Wednesday 13 November 2013

Massively Improved Flatfield System

The telescope has had flat fielding built into it for some time now in order to improve the quality of images we return. Today I fixed some problems with how those flat-fields are applied, which will improve images enormously.

I have never been entirely satisfied with the flat fields on Galaxy Cam. We have used flat fields created by us (by Scott many years ago and Dan since) as well as using flat fields submitted by users (as is currently the case on cluster) but there has always still been some vignetting on the images.

Yesterday, I decided to have a go at making my own flat field. I decided to use the raw night-sky images taken by the telescope to generate this flat field, as we have no shortage of those! 

I initially used 20 images of different radec coordinates from the past two weeks, combining them in a median stack to get rid of the stars so that only the background light remained. When I tested this flat field on the site, the result was not as good as I had hoped for. The field was still not flat and it was barely an improvement on the flat-field we had before. I increased the number of images to 40. Still the result was not any better than previously.

This morning, I decided to up my game a bit. I used 160 images of different targets from the past month, again median stacking them. The flat-field itself looked perfect and noiseless, but when applied to images it still wasn't looking great.
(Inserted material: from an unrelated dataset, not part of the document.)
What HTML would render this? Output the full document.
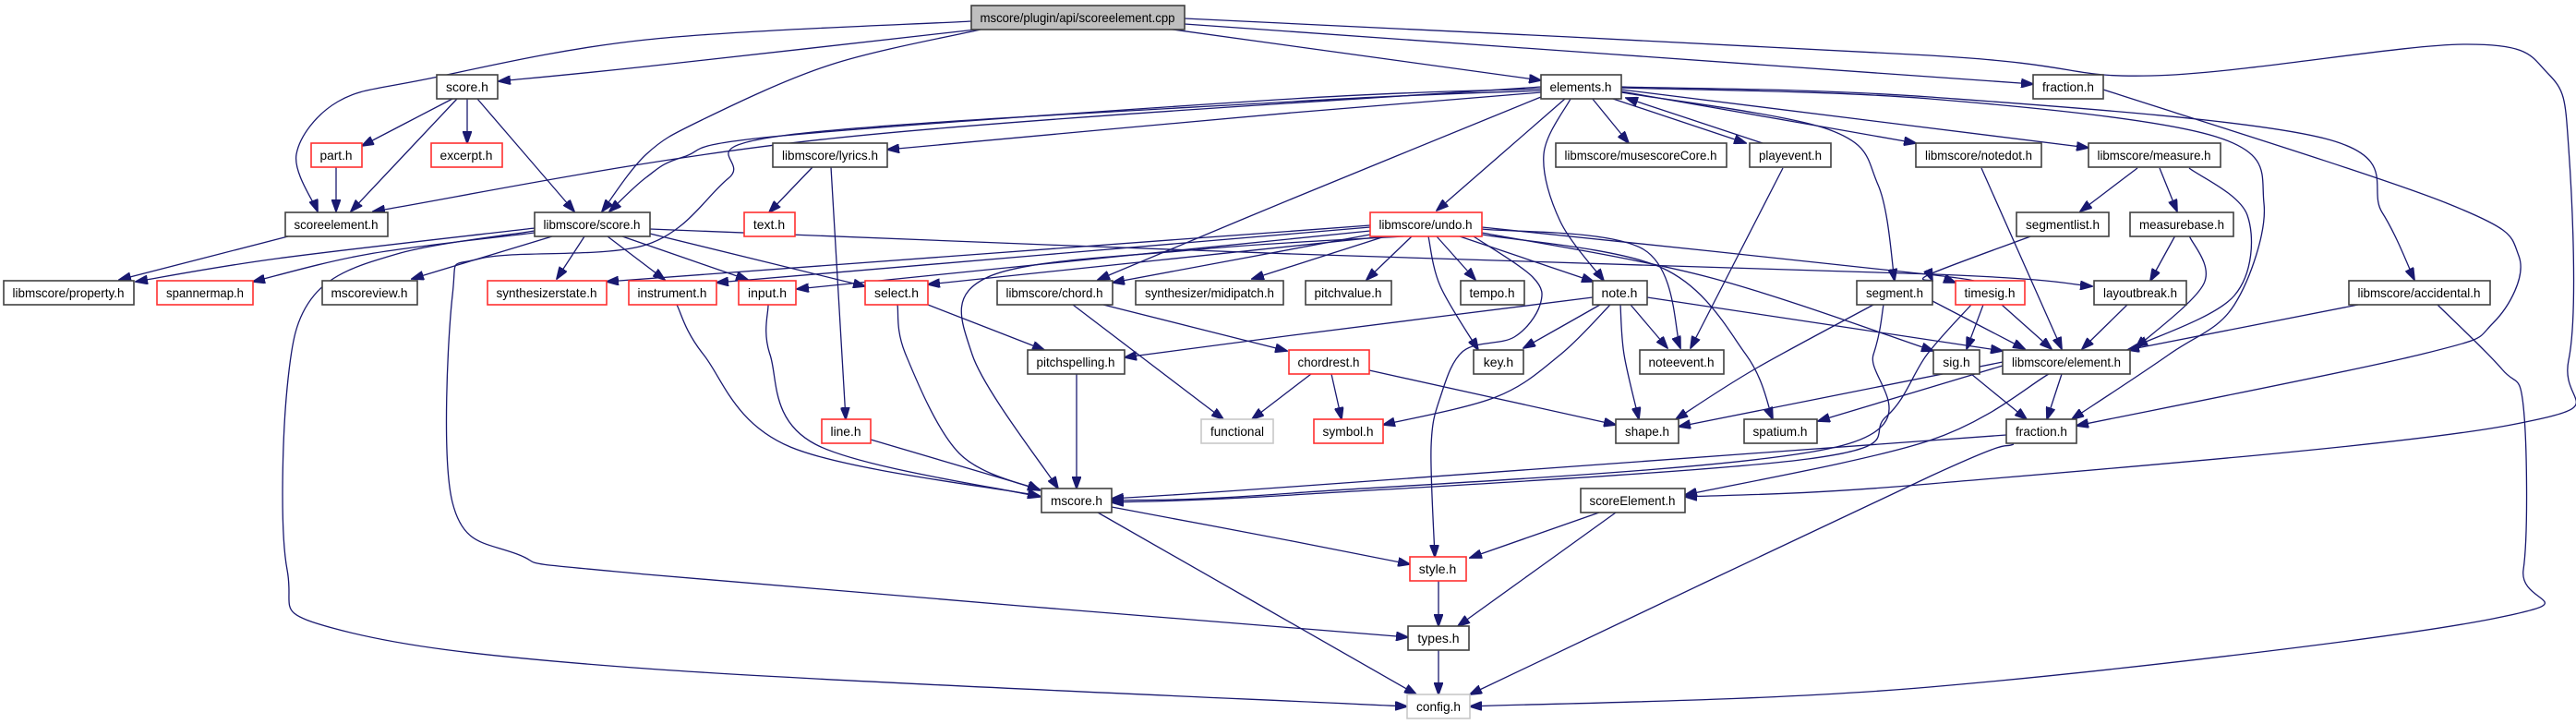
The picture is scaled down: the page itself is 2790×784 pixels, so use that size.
<!DOCTYPE html>
<html><head><meta charset="utf-8">
<style>
html,body{margin:0;padding:0;background:#fff;}
svg{display:block;}
rect{fill:#fff;stroke:#404040;stroke-width:1.6;}
rect.r{stroke:#ff3030;}
rect.g{stroke:#c8c8c8;}
rect.root{fill:#bfbfbf;}
text{font-family:"Liberation Sans",sans-serif;font-size:14px;fill:#000;text-anchor:middle;}
path.e{fill:none;stroke:#191970;stroke-width:1.3;}
</style></head><body>
<svg id="s" width="2790" height="784" viewBox="0 0 2790 784" xmlns="http://www.w3.org/2000/svg">
<defs><marker id="a" markerWidth="14" markerHeight="10" refX="13" refY="5" orient="auto" markerUnits="userSpaceOnUse"><path d="M0,0 L14,5 L0,10 z" fill="#191970" stroke="#191970"/></marker></defs>
<g id="edges"></g>
<g id="nodes">
<rect class="root" x="1052" y="6" width="231" height="26"/><text x="1167" y="24">mscore/plugin/api/scoreelement.cpp</text>
<rect x="473" y="81" width="66" height="26"/><text x="506" y="99">score.h</text>
<rect x="1669" y="81" width="87" height="26"/><text x="1712" y="99">elements.h</text>
<rect x="2202" y="81" width="76" height="26"/><text x="2240" y="99">fraction.h</text>
<rect class="r" x="337" y="155" width="55" height="26"/><text x="364" y="173">part.h</text>
<rect class="r" x="467" y="155" width="77" height="26"/><text x="505" y="173">excerpt.h</text>
<rect x="837" y="155" width="124" height="26"/><text x="899" y="173">libmscore/lyrics.h</text>
<rect x="1685" y="155" width="185" height="26"/><text x="1777" y="173">libmscore/musescoreCore.h</text>
<rect x="1895" y="155" width="88" height="26"/><text x="1939" y="173">playevent.h</text>
<rect x="2075" y="155" width="136" height="26"/><text x="2143" y="173">libmscore/notedot.h</text>
<rect x="2262" y="155" width="143" height="26"/><text x="2333" y="173">libmscore/measure.h</text>
<rect x="309" y="230" width="111" height="26"/><text x="364" y="248">scoreelement.h</text>
<rect x="579" y="230" width="125" height="26"/><text x="641" y="248">libmscore/score.h</text>
<rect class="r" x="806" y="230" width="55" height="26"/><text x="833" y="248">text.h</text>
<rect class="r" x="1484" y="230" width="121" height="26"/><text x="1544" y="248">libmscore/undo.h</text>
<rect x="2184" y="230" width="100" height="26"/><text x="2234" y="248">segmentlist.h</text>
<rect x="2307" y="230" width="112" height="26"/><text x="2363" y="248">measurebase.h</text>
<rect x="4" y="304" width="141" height="26"/><text x="74" y="322">libmscore/property.h</text>
<rect class="r" x="170" y="304" width="104" height="26"/><text x="222" y="322">spannermap.h</text>
<rect x="349" y="304" width="103" height="26"/><text x="400" y="322">mscoreview.h</text>
<rect class="r" x="528" y="304" width="129" height="26"/><text x="592" y="322">synthesizerstate.h</text>
<rect class="r" x="681" y="304" width="95" height="26"/><text x="728" y="322">instrument.h</text>
<rect class="r" x="800" y="304" width="62" height="26"/><text x="831" y="322">input.h</text>
<rect class="r" x="937" y="304" width="68" height="26"/><text x="971" y="322">select.h</text>
<rect x="1080" y="304" width="125" height="26"/><text x="1142" y="322">libmscore/chord.h</text>
<rect x="1230" y="304" width="160" height="26"/><text x="1310" y="322">synthesizer/midipatch.h</text>
<rect x="1414" y="304" width="93" height="26"/><text x="1460" y="322">pitchvalue.h</text>
<rect x="1582" y="304" width="69" height="26"/><text x="1616" y="322">tempo.h</text>
<rect x="1725" y="304" width="59" height="26"/><text x="1754" y="322">note.h</text>
<rect x="2011" y="304" width="82" height="26"/><text x="2052" y="322">segment.h</text>
<rect class="r" x="2118" y="304" width="75" height="26"/><text x="2155" y="322">timesig.h</text>
<rect x="2268" y="304" width="100" height="26"/><text x="2318" y="322">layoutbreak.h</text>
<rect x="2544" y="304" width="153" height="26"/><text x="2620" y="322">libmscore/accidental.h</text>
<rect x="1113" y="379" width="105" height="26"/><text x="1165" y="397">pitchspelling.h</text>
<rect class="r" x="1396" y="379" width="87" height="26"/><text x="1439" y="397">chordrest.h</text>
<rect x="1596" y="379" width="54" height="26"/><text x="1623" y="397">key.h</text>
<rect x="1776" y="379" width="91" height="26"/><text x="1821" y="397">noteevent.h</text>
<rect x="2094" y="379" width="50" height="26"/><text x="2119" y="397">sig.h</text>
<rect x="2169" y="379" width="138" height="26"/><text x="2238" y="397">libmscore/element.h</text>
<rect class="r" x="890" y="454" width="53" height="26"/><text x="916" y="472">line.h</text>
<rect class="g" x="1301" y="454" width="78" height="26"/><text x="1340" y="472">functional</text>
<rect class="r" x="1423" y="454" width="75" height="26"/><text x="1460" y="472">symbol.h</text>
<rect x="1750" y="454" width="68" height="26"/><text x="1784" y="472">shape.h</text>
<rect x="1889" y="454" width="79" height="26"/><text x="1928" y="472">spatium.h</text>
<rect x="2173" y="454" width="76" height="26"/><text x="2211" y="472">fraction.h</text>
<rect x="1128" y="529" width="76" height="26"/><text x="1166" y="547">mscore.h</text>
<rect x="1712" y="529" width="113" height="26"/><text x="1768" y="547">scoreElement.h</text>
<rect class="r" x="1527" y="603" width="61" height="26"/><text x="1557" y="621">style.h</text>
<rect x="1525" y="678" width="66" height="26"/><text x="1558" y="696">types.h</text>
<rect class="g" x="1524" y="752" width="68" height="26"/><text x="1558" y="770">config.h</text>
</g>
</svg>
<script>
var E=[
[[1057,32],[700,72],[540,88]],
[[1052,23],[700,43],[460,86],[366,110],[321,167],[344,229]],
[[1062,32],[900,70],[760,130],[700,167],[652,229]],
[[1669,96],[1400,107],[847,147],[740,170],[700,192],[660,229]],
[[1263,31],[1669,87]],
[[1283,26],[2202,91]],
[[1283,20],[2090,60],[2330,82],[2670,48],[2760,80],[2782,160],[2782,390],[2720,460],[2090,524],[1825,538]],
[[1669,94],[900,150],[404,229]],
[[1669,100],[1400,122],[961,162]],
[[1669,105],[1400,215],[1189,303]],
[[1669,98],[1400,110],[847,147],[789,193],[700,265],[520,280],[490,320],[490,544],[560,600],[700,622],[1525,690]],
[[1695,107],[1556,228]],
[[1724,106],[1764,155]],
[[1744,106],[1891,155]],
[[1909,155],[1761,106]],
[[1701,107],[1672,167],[1690,240],[1737,304]],
[[1756,100],[1980,140],[2034,200],[2052,304]],
[[1756,99],[2075,155]],
[[1756,97],[2262,160]],
[[1756,95],[2090,107],[2400,148],[2452,220],[2420,330],[2349,384],[2244,454]],
[[1756,94],[2090,105],[2518,150],[2580,230],[2615,303]],
[[506,107],[506,155]],
[[490,107],[392,158]],
[[495,107],[380,229]],
[[517,107],[622,229]],
[[364,181],[364,229]],
[[312,256],[129,303]],
[[579,247],[300,280],[147,305]],
[[579,252],[400,275],[274,305]],
[[598,256],[446,302]],
[[633,256],[603,302]],
[[658,256],[720,303]],
[[674,256],[810,303]],
[[704,253],[937,310]],
[[704,248],[1400,275],[2096,297],[2266,310]],
[[579,250],[430,275],[340,320],[311,420],[311,617],[360,680],[700,724],[1524,765]],
[[1484,244],[657,305]],
[[1484,246],[776,306]],
[[1484,250],[863,313]],
[[1500,256],[1005,308]],
[[1484,254],[1205,306]],
[[1500,256],[1356,302]],
[[1529,256],[1480,303]],
[[1556,256],[1598,303]],
[[1581,256],[1726,305]],
[[1547,256],[1560,310],[1601,379]],
[[1605,248],[1780,270],[1820,377]],
[[1605,246],[2096,298],[2118,306]],
[[1605,252],[1850,300],[2094,380]],
[[1605,254],[1800,290],[1891,384],[1920,454]],
[[1596,256],[1660,300],[1668,330],[1640,365],[1585,380],[1560,430],[1550,484],[1554,603]],
[[1520,256],[1300,270],[1070,300],[1053,384],[1146,529]],
[[900,181],[916,454]],
[[880,181],[833,230]],
[[733,330],[762,384],[856,484],[1126,537]],
[[832,330],[834,384],[883,481],[1126,538]],
[[972,330],[981,384],[1039,491],[1126,531]],
[[943,476],[1126,530]],
[[1166,405],[1166,529]],
[[1005,330],[1131,379]],
[[1162,330],[1325,454]],
[[1195,330],[1394,380]],
[[1725,322],[1400,363],[1218,387]],
[[1420,405],[1356,454]],
[[1442,405],[1453,454]],
[[1483,401],[1750,460]],
[[1744,330],[1690,384],[1620,430],[1498,460]],
[[1755,330],[1759,384],[1775,454]],
[[1733,330],[1650,377]],
[[1766,330],[1806,377]],
[[1784,322],[2169,380]],
[[1931,182],[1831,377]],
[[2029,330],[1900,400],[1815,454]],
[[2040,330],[2029,384],[1989,484],[1400,534],[1204,542]],
[[2093,326],[2193,378]],
[[2135,330],[2087,384],[2043,451],[1958,497],[1400,536],[1204,544]],
[[2148,330],[2130,378]],
[[2168,330],[2222,378]],
[[2202,255],[2090,297],[2093,304]],
[[2315,182],[2253,229]],
[[2339,182],[2358,229]],
[[2371,182],[2434,233],[2420,320],[2313,375]],
[[2356,255],[2329,304]],
[[2371,255],[2387,307],[2313,377]],
[[2304,330],[2255,378]],
[[2146,182],[2233,378]],
[[2554,330],[2304,379]],
[[2640,330],[2710,400],[2733,440],[2733,617],[2700,670],[2090,744],[1592,765]],
[[2278,97],[2650,220],[2728,277],[2700,350],[2621,384],[2249,461]],
[[2135,405],[2195,454]],
[[2233,405],[2217,454]],
[[2219,405],[2090,477],[1825,536]],
[[2169,392],[1818,462]],
[[2169,396],[1969,456]],
[[2173,471],[1400,527],[1204,540]],
[[2181,481],[2090,516],[1592,752]],
[[1204,549],[1400,586],[1527,611]],
[[1189,555],[1534,752]],
[[1732,555],[1592,604]],
[[1750,555],[1579,678]],
[[1558,629],[1558,678]],
[[1558,704],[1558,752]]
];
function P(p){
 var d="M"+p[0][0]+","+p[0][1];
 for(var i=0;i<p.length-1;i++){
  var p0=p[i-1]||p[i],p1=p[i],p2=p[i+1],p3=p[i+2]||p2;
  var c1=[p1[0]+(p2[0]-p0[0])/6,p1[1]+(p2[1]-p0[1])/6];
  var c2=[p2[0]-(p3[0]-p1[0])/6,p2[1]-(p3[1]-p1[1])/6];
  d+=" C"+c1[0]+","+c1[1]+" "+c2[0]+","+c2[1]+" "+p2[0]+","+p2[1];
 }
 return d;
}
var g=document.getElementById("edges"),ns="http://www.w3.org/2000/svg";
E.forEach(function(p){var e=document.createElementNS(ns,"path");e.setAttribute("d",P(p));e.setAttribute("class","e");e.setAttribute("marker-end","url(#a)");g.appendChild(e);});
var rs=document.querySelectorAll("#nodes rect");
rs.forEach(function(r){var t=r.nextElementSibling;var w=+r.getAttribute("width")-20;
 if(t.getComputedTextLength()>w){t.setAttribute("textLength",w);t.setAttribute("lengthAdjust","spacingAndGlyphs");}});
</script>
</body></html>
I decided to do some investigating and to cut a long story short I discovered to my surprise that the algorithm being used to apply flat-fields to images was not doing so correctly - in fact it didn't even look like a flat-fielding algorithm at all. While it did improve images over no flat-field at all (somehow), it was still way off track.

I updated that algorithm and tested it out with my new flat field and the results are absolutely remarkable. What is more, because the flat-field is applied by the site every single time you look at an image (not just when it is taken), images far back into the past also see the same improvement. When I went back over images that I had previously discarded as being of objects too faint to see in a 3 minute exposure I suddenly found them beautifully clear. It is almost like having a whole new telescope.

The following are recent images are of the whirlpool galaxy, which is barely observable at this time of year, and therefore poses a real challenge for flat fielding. A better placed target really comes out of the other end looking fantastic. So now would be a good time to go over some of your images again. You might just find them looking a lot better than you remember!